◆ **TASK DESCRIPTION**: Exact reproduction is required for the lines bounded by the one containing "Reproduce this chart with matplotlib." and the one containing "import matplotlib.pyplot as plt", both bounds included. Print them without any pictures.
· · · · · · ·
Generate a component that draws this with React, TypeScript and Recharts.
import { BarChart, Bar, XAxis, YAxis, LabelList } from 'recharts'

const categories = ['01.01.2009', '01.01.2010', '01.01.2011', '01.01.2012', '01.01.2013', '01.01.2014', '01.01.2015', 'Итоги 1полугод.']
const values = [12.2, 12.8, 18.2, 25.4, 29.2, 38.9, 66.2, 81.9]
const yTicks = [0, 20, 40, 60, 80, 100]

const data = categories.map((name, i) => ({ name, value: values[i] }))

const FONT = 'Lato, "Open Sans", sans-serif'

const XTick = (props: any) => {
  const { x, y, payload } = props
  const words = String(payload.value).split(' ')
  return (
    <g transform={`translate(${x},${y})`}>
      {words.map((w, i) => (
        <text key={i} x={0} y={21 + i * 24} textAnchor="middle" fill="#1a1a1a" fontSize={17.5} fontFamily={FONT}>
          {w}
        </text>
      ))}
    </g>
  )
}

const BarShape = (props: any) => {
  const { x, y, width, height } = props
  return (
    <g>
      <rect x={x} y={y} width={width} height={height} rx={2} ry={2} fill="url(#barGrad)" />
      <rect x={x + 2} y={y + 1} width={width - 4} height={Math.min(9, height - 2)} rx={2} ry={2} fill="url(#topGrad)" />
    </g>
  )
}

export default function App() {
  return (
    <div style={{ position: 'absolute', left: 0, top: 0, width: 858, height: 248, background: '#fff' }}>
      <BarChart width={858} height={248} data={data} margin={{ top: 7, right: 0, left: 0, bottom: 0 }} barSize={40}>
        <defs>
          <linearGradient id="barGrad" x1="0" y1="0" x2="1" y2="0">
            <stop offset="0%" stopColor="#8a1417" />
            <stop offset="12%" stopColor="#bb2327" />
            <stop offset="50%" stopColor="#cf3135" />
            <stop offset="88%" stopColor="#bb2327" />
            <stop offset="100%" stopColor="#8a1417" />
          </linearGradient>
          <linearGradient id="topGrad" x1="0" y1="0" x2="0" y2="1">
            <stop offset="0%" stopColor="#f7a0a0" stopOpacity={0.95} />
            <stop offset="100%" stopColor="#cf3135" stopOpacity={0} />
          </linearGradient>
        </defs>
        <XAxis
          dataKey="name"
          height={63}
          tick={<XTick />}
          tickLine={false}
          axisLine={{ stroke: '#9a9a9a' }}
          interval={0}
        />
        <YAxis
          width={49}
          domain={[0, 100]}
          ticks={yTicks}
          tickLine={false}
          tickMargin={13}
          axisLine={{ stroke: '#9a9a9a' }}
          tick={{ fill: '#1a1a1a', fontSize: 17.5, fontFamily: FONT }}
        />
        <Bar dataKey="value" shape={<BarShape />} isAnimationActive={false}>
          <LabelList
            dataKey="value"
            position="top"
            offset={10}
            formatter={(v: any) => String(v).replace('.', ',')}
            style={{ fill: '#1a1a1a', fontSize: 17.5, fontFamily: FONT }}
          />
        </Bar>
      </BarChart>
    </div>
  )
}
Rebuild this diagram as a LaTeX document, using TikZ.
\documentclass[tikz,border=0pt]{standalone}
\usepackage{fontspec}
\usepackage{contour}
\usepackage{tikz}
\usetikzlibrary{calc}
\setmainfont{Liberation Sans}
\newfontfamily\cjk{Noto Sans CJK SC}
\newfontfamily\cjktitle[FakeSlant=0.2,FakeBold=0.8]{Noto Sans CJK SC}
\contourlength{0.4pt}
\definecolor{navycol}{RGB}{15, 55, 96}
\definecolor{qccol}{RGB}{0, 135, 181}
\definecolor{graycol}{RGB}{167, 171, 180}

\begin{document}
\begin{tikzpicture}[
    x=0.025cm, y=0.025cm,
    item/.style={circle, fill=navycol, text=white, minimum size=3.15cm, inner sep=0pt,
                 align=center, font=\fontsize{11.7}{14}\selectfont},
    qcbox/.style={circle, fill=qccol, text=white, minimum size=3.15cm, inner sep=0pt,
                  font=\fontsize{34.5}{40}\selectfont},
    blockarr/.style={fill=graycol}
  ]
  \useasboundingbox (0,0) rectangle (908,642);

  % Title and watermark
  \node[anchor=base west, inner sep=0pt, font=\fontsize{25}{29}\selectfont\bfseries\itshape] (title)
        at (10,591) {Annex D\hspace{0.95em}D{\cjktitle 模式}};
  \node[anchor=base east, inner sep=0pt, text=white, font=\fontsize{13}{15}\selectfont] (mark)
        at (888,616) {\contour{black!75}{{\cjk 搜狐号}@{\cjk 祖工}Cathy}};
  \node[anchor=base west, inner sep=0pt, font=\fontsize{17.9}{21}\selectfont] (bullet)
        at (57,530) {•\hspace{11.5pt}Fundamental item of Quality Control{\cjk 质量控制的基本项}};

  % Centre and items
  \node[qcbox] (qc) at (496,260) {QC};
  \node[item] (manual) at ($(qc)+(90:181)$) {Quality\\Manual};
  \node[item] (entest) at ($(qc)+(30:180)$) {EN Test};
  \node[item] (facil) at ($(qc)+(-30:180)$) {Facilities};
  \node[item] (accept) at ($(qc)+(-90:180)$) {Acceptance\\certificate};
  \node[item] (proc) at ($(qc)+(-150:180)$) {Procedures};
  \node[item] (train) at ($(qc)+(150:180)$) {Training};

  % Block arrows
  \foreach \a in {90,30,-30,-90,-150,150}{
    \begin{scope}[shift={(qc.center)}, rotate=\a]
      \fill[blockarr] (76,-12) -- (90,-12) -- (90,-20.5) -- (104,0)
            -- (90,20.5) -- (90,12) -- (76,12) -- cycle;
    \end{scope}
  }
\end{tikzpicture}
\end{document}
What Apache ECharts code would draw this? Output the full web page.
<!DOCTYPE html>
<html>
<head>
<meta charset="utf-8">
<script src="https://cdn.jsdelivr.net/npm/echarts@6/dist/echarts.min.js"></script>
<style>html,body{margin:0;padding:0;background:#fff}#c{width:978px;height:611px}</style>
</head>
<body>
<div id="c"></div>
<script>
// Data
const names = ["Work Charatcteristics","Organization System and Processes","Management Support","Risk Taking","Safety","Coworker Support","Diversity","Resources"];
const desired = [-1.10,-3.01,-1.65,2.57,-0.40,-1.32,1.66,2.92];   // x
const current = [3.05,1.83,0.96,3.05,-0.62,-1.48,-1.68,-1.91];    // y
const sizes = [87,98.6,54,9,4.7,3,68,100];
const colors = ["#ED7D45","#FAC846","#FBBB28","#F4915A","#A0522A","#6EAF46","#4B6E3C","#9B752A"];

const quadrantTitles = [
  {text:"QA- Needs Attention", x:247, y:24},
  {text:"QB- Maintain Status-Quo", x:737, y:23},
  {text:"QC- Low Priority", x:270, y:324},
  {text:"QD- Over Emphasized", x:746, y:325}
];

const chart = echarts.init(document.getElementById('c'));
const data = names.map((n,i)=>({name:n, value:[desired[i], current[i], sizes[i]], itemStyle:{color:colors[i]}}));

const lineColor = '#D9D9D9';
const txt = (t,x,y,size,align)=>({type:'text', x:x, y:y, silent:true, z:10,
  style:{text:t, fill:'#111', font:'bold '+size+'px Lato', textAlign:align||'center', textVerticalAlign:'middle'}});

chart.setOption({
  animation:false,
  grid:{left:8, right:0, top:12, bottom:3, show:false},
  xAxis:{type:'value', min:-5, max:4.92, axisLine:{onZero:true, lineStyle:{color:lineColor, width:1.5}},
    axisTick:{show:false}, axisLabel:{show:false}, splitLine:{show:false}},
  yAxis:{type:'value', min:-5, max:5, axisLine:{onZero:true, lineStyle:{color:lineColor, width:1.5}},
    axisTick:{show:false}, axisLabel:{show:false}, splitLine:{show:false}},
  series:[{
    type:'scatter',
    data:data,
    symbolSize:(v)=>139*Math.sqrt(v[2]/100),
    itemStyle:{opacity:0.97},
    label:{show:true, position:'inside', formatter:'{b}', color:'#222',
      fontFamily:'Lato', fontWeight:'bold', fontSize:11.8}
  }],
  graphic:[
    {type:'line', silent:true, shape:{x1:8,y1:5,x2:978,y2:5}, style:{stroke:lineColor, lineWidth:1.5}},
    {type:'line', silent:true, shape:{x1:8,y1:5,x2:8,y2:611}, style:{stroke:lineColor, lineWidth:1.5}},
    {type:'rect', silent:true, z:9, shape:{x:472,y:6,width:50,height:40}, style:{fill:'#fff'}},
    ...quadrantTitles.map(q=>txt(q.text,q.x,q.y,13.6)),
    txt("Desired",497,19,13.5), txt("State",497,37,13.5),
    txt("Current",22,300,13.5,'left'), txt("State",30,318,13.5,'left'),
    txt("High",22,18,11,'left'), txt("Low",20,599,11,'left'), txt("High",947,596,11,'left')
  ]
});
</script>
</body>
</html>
· · · · · · ·
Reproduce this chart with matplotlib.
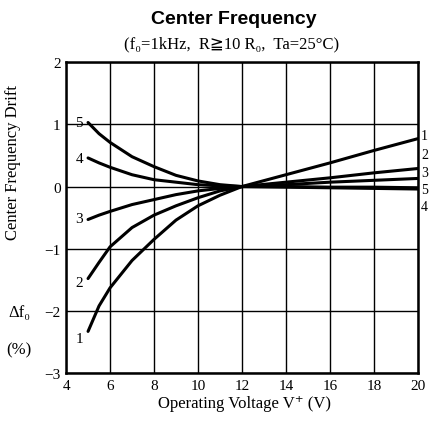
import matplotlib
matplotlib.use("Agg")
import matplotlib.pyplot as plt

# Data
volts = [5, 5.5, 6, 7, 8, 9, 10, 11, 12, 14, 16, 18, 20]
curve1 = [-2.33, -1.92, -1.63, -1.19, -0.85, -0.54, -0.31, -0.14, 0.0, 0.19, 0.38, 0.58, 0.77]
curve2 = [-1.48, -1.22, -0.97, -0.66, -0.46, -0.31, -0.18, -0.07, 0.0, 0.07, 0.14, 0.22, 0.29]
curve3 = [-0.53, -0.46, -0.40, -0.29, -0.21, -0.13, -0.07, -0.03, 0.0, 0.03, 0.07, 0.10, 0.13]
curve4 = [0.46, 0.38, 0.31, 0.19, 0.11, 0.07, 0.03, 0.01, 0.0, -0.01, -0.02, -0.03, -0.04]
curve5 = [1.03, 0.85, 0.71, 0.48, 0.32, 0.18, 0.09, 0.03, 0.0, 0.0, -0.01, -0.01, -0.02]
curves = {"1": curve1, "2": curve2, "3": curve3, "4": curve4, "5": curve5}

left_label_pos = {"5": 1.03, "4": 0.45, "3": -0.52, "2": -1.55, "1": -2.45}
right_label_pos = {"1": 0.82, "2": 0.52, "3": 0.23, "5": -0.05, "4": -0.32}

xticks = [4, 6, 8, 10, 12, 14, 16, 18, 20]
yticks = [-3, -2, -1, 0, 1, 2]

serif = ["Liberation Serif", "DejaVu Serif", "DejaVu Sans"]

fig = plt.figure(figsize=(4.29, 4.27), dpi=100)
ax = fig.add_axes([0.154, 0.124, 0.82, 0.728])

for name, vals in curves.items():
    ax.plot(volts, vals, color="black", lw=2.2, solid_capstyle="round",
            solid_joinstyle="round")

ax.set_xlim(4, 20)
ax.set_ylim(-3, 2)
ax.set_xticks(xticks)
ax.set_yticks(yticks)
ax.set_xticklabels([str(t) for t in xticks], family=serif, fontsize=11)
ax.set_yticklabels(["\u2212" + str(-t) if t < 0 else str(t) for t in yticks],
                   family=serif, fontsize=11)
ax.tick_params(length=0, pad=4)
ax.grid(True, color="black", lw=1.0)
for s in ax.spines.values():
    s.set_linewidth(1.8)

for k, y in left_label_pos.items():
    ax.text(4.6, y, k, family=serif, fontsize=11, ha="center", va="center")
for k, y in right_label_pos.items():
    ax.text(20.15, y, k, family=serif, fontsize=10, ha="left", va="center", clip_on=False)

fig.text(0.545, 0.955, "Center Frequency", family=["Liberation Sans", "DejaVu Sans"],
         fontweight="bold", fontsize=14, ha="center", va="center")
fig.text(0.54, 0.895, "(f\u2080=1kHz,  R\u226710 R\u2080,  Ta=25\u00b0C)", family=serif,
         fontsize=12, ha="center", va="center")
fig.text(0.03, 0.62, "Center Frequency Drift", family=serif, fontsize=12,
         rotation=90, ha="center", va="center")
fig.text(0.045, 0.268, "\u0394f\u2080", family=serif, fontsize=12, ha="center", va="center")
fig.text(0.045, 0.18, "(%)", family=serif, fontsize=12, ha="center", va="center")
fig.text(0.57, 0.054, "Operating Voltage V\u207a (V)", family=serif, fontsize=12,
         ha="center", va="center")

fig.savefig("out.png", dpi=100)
· · · · · · ·
◆ **RESPONSE FOR THIS EXERCISE**:
Reproduce this chart with matplotlib.
import matplotlib
matplotlib.use("Agg")
import matplotlib.pyplot as plt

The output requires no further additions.